AILING retailer HMV revealed the details of a painful year in which bottom-line profits slumped to £2.6m.
The group, which sold its Waterstone’s book chain and Canadian business to buy some breathing space in its battle for survival, said the surplus for the year to April 30 compared with £67.3m the previous year. Underlying profits slumped by 61% to £28.9m.
Group sales declined by 7% to £1.9bn, while like-for-like sales at its 266 HMV and Fopp stores in the UK and Ireland were down by 14.8% after being squeezed by weaker consumer spending and competition from internet downloads and supermarkets.

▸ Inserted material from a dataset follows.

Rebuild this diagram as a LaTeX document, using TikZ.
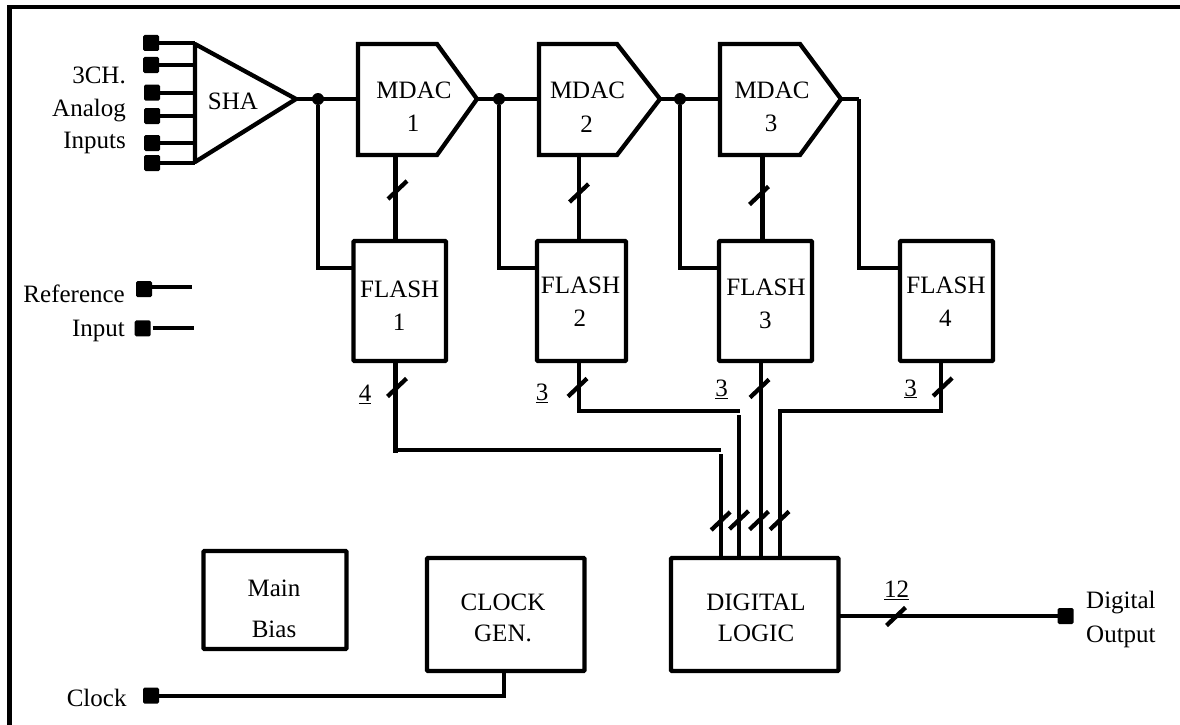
\documentclass[tikz,border=0pt]{standalone}
\usepackage{fontspec}
\setmainfont{Liberation Serif}
\usetikzlibrary{calc}
\newcommand{\lbl}{\fontsize{25}{30}\selectfont}
\tikzset{
  ln/.style={line width=4.3pt,line cap=butt,line join=miter},
  blk/.style={draw,line width=4.3pt,rounded corners=1pt,inner sep=0pt,outer sep=0pt,anchor=north west},
  pad/.style={fill=black,rounded corners=1.5pt,inner sep=0pt,minimum size=16pt},
  dotj/.style={circle,fill=black,inner sep=0pt,minimum size=12pt},
  txt/.style={inner sep=0pt,anchor=base,font=\lbl},
  txr/.style={inner sep=0pt,anchor=base east,font=\lbl},
  txl/.style={inner sep=0pt,anchor=base west,font=\lbl},
  slash/.style={line width=4.3pt}
}
\newcommand{\bus}[1]{\draw[slash] ($(#1)+(-9.5,9)$) -- ($(#1)+(9.5,-9)$);}
\begin{document}
\begin{tikzpicture}[x=1pt,y=-1pt]
\useasboundingbox (0,0) rectangle (1180,725);
\fill[white] (0,0) rectangle (1180,725);
% frame: only the top and left edges are visible
\draw[line width=4.4pt] (9.5,725) -- (9.5,7) -- (1180,7);

% pads
\foreach \n/\x/\y in {p1/151/43,p2/151/65,p3/152/92.7,p4/152/116,p5/152/143,p6/152/163,
  pr/144/289,pi/142.7/328.3,pc/151/695.7,po/1065.7/616}
  \node[pad] (\n) at (\x,\y) {};

% SHA
\coordinate (shaA) at (195,44);
\coordinate (shaB) at (296,99);
\coordinate (shaC) at (195,162);
\draw[ln,line join=round] (shaA) -- (shaB) -- (shaC) -- cycle;
\node[txt] (sha) at (233,109) {SHA};
\foreach \n in {1,...,6} \draw[ln] (p\n) -- (p\n -| shaA);

% MDACs
\foreach \n/\x/\c/\t/\s/\lx/\ly in {1/358/437/477/395.5/414/98,2/539/617/660/579/587.5/99,3/720/800/841/762.5/772/98}{
  \coordinate (mA\n) at (\x,44);
  \coordinate (mB\n) at (\c,44);
  \coordinate (mO\n) at (\t,99);
  \coordinate (mC\n) at (\c,155);
  \coordinate (mD\n) at (\x,155);
  \coordinate (mI\n) at (\x,99);
  \coordinate (mS\n) at (\s,155);
  \draw[ln] (mA\n) -- (mB\n) -- (mO\n) -- (mC\n) -- (mD\n) -- cycle;
  \node[txt] (mt\n) at (\lx,\ly) {MDAC};
  \node[txt] (mn\n) at (\lx-1,\ly+33) {\n};
}

% FLASH boxes
\foreach \n/\x/\w/\lx/\ly in {1/353.5/92.5/399.7/297,2/537/89/580.5/293,3/719/93/766/295,4/900/93/946/293}{
  \node[blk,minimum width=\w pt,minimum height=120pt] (f\n) at (\x,241) {};
  \node[txt] (ft\n) at (\lx,\ly) {FLASH};
  \node[txt] (fn\n) at (\lx-0.7,\ly+33.5) {\n};
}

% junctions
\foreach \n/\x in {j1/318,j2/499,j3/680}
  \node[dotj] (\n) at (\x,99) {};
\coordinate (j4) at (859,99);

% forward path
\draw[ln] (shaB) -- (mI1);
\draw[ln] (mO1) -- (mI2);
\draw[ln] (mO2) -- (mI3);
\draw[ln] (mO3) -- (j4);
\draw[ln] (j1) |- (f1.west |- 0,268);
\draw[ln] (j2) |- (f2.west |- 0,268);
\draw[ln] (j3) |- (f3.west |- 0,268);
\draw[ln] (j4) |- (f4.west |- 0,268);

% MDAC to FLASH
\draw[ln] (mS1) -- (mS1 |- f1.north);
\draw[ln] (mS2) -- (mS2 |- f2.north);
\draw[ln] (mS3) -- (mS3 |- f3.north);
\bus{397.5,190}
\bus{579,193}
\bus{759,195.5}

% Lower blocks
\node[blk,minimum width=167.5pt,minimum height=113pt] (dl) at (671,558) {};
\node[txt] (dl1) at (756,610) {DIGITAL};
\node[txt] (dl2) at (756,641.7) {LOGIC};
\node[blk,minimum width=157.5pt,minimum height=113pt] (cg) at (427,558) {};
\node[txt] (cg1) at (503,610) {CLOCK};
\node[txt] (cg2) at (503,641.7) {GEN.};
\node[blk,minimum width=143pt,minimum height=98pt] (mb) at (203.5,551) {};
\node[txt] (mb1) at (274,596) {Main};
\node[txt] (mb2) at (274,637) {Bias};

% buses
\coordinate (b1) at (395.5,450);
\coordinate (e1) at (720.7,450);
\coordinate (b2) at (579,411);
\coordinate (e2) at (739.5,411);
\coordinate (b3) at (941.3,411);
\coordinate (e3) at (780,411);
\draw[ln] (b1 |- f1.south) -- (395.5,453);
\draw[ln] (393.5,450) -- (e1);
\draw[ln] (720.7,454) -- (e1 |- dl.north);
\draw[ln] (b2 |- f2.south) -- (b2) -- (e2);
\draw[ln] (739,415) -- (739,558);
\draw[ln] (760.7,361) -- (760.7,558);
\draw[ln] (b3 |- f4.south) -- (b3) -- (e3) -- (e3 |- dl.north);
\bus{397,387.5}
\bus{577.5,387.5}
\bus{759.5,388.5}
\bus{942.7,387}
\bus{720.7,521}
\bus{739,520}
\bus{759,520.5}
\bus{779.5,520.5}

% bus widths
\node[txt] (n4) at (365,401.5) {\underline{4}};
\node[txt] (n3a) at (542,400.7) {\underline{3}};
\node[txt] (n3b) at (721.7,396.7) {\underline{3}};
\node[txt] (n3c) at (910.7,396) {\underline{3}};
\node[txt] (n12) at (896.7,597.7) {\underline{12}};

% outputs
\draw[ln] (dl.east |- po) -- (po);
\bus{896,616.5}
\coordinate (ck) at (504,695.7);
\draw[ln] (pc) -- (ck) -- (ck |- cg.south);

% reference / input stubs
\coordinate (re) at (191.7,287.3);
\coordinate (ie) at (194,327.7);
\draw[ln] (pr.east |- re) -- (re);
\draw[ln] (152.7,327.7) -- (ie);

% labels
\node[txr] (l3ch) at (126,83) {3CH.};
\node[txr] (lan) at (126,116) {Analog};
\node[txr] (lin) at (126,148) {Inputs};
\node[txr] (lref) at (125,302.7) {Reference};
\node[txr] (lip) at (125,336) {Input};
\node[txr] (lclk) at (126.7,706.7) {Clock};
\node[txl] (ld) at (1086,608) {Digital};
\node[txl] (lo) at (1086,642) {Output};
\end{tikzpicture}
\end{document}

HMV said that it continues to operate in a challenging environment and the core markets in which it trades remain difficult.
However, the group said it is now on a more even keel following the sale of the two businesses, which raised a total of £55m.

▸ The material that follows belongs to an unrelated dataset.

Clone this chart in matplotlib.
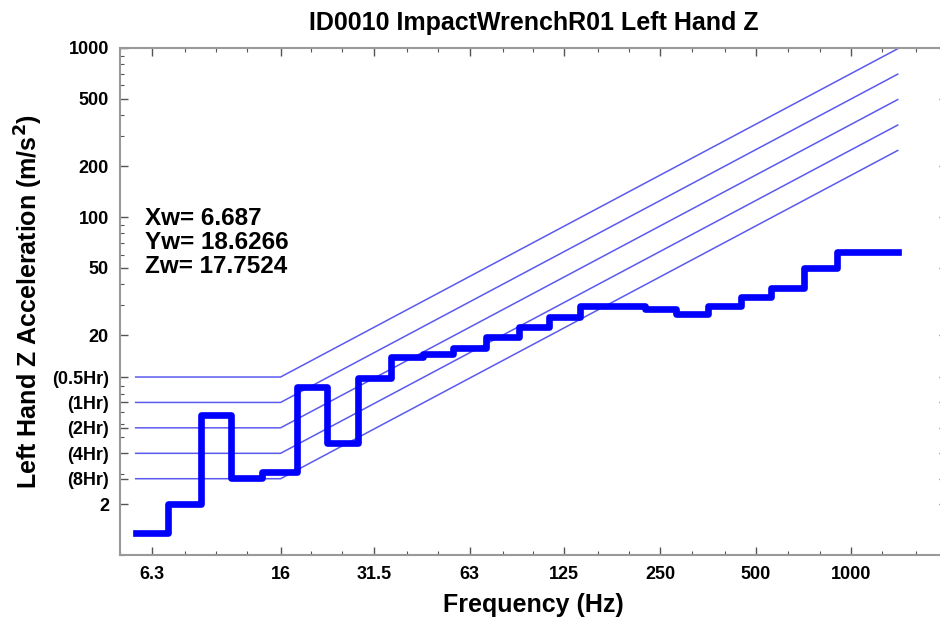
import matplotlib
matplotlib.use("Agg")
import matplotlib.pyplot as plt
from matplotlib.ticker import FixedLocator, NullFormatter, LogLocator

plt.rcParams['font.family'] = ['Liberation Sans', 'DejaVu Sans']
plt.rcParams['font.weight'] = 'bold'

# third-octave band edges (Hz) and measured acceleration per band (m/s^2)
band_edges = [5.6, 7.1, 9, 11.2, 14, 18, 22.4, 28, 35.5, 45, 56, 71, 90, 112,
              140, 180, 224, 280, 355, 450, 560, 710, 900, 1120, 1400]
band_accel = [1.36, 2.0, 6.7, 2.84, 3.1, 9.9, 4.6, 11.1, 14.9, 15.4, 16.7, 19.6,
              22.4, 25.5, 29.7, 29.7, 28.4, 26.6, 29.7, 33.5, 37.9, 50.1, 61.8, 62.3]

# exposure limit lines: flat up to 16 Hz then rising with frequency
limit_names = ['(0.5Hr)', '(1Hr)', '(2Hr)', '(4Hr)', '(8Hr)']
limit_levels = [11.31, 8.0, 5.66, 4.0, 2.83]
limit_freqs = [5.6, 16, 1400]

x_ticks = [6.3, 16, 31.5, 63, 125, 250, 500, 1000]
x_ticklabels = ['6.3', '16', '31.5', '63', '125', '250', '500', '1000']
x_minor = [5, 6.3, 8, 10, 12.5, 16, 20, 25, 31.5, 40, 50, 63, 80, 100, 125, 160,
           200, 250, 315, 400, 500, 630, 800, 1000, 1250, 1600]
y_ticks = [1000, 500, 200, 100, 50, 20, 2]
y_ticklabels = ['1000', '500', '200', '100', '50', '20', '2']

weighted = [('Xw', '6.687'), ('Yw', '18.6266'), ('Zw', '17.7524')]

fig = plt.figure(figsize=(9.4, 6.23), dpi=100)
ax = fig.add_axes([0.1277, 0.109, 0.8797, 0.814])
ax.set_xscale('log')
ax.set_yscale('log')

for lvl in limit_levels:
    ys = [lvl, lvl, lvl * limit_freqs[2] / limit_freqs[1]]
    ax.plot(limit_freqs, ys, color='#5a5af0', linewidth=1.1)

ax.step(band_edges, band_accel + [band_accel[-1]], where='post',
        color='#0000ff', linewidth=4.8, solid_joinstyle='round')

ax.set_xlim(5, 2000)
ax.set_ylim(1, 1000)

ax.xaxis.set_major_locator(FixedLocator(x_ticks))
ax.xaxis.set_ticklabels(x_ticklabels)
ax.xaxis.set_minor_locator(FixedLocator(x_minor))
ax.xaxis.set_minor_formatter(NullFormatter())

ax.yaxis.set_major_locator(FixedLocator(y_ticks + limit_levels))
ax.yaxis.set_ticklabels(y_ticklabels + limit_names)
ax.yaxis.set_minor_locator(LogLocator(base=10, subs=range(1, 10)))
ax.yaxis.set_minor_formatter(NullFormatter())

ax.tick_params(which='both', direction='in', top=True, right=True,
               color='#555555', labelsize=13)
ax.tick_params(which='major', length=6, width=1, pad=8)
ax.tick_params(which='minor', length=3, width=0.8)

for sp in ax.spines.values():
    sp.set_color('#999999')
    sp.set_linewidth(1.5)

ax.set_title('ID0010 ImpactWrenchR01 Left Hand Z', fontsize=18, fontweight='bold', pad=13)
ax.set_xlabel('Frequency (Hz)', fontsize=18, fontweight='bold', labelpad=7)
ax.set_ylabel('Left Hand Z Acceleration (m/s$^\\mathbf{2}$)', fontsize=18,
              fontweight='bold', labelpad=5)

txt = '\n'.join(f'{k}= {v}' for k, v in weighted)
fig.text(0.154, 0.668, txt, fontsize=17.5, fontweight='bold', va='top', ha='left',
         linespacing=1.05)

fig.savefig('out.png', dpi=100)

It has launched a new strategy to rescue the business by broadening its range to sell more electronic gadgets such as iPods, MP3 players and tablet computers alongside its range of music.
Following an encouraging trial of the new range in six stores, it plans to roll out the format to 150 stores by its key Christmas trading period.
HMV also plans to build up its live entertainment and ticket business, which operates 12 venues in the UK, including through the opening of a 1,500-capacity venue in Manchester in the autumn.
It has been a torrid year for the group after a poor Christmas followed by continued weak trading in 2011 led the group to issue four profits warnings.
Earlier this year, it admitted it was in danger of breaching its banking covenants, but secured a £220m refinancing deal on the condition it sold Waterstone’s to help it pay down some of its debt pile.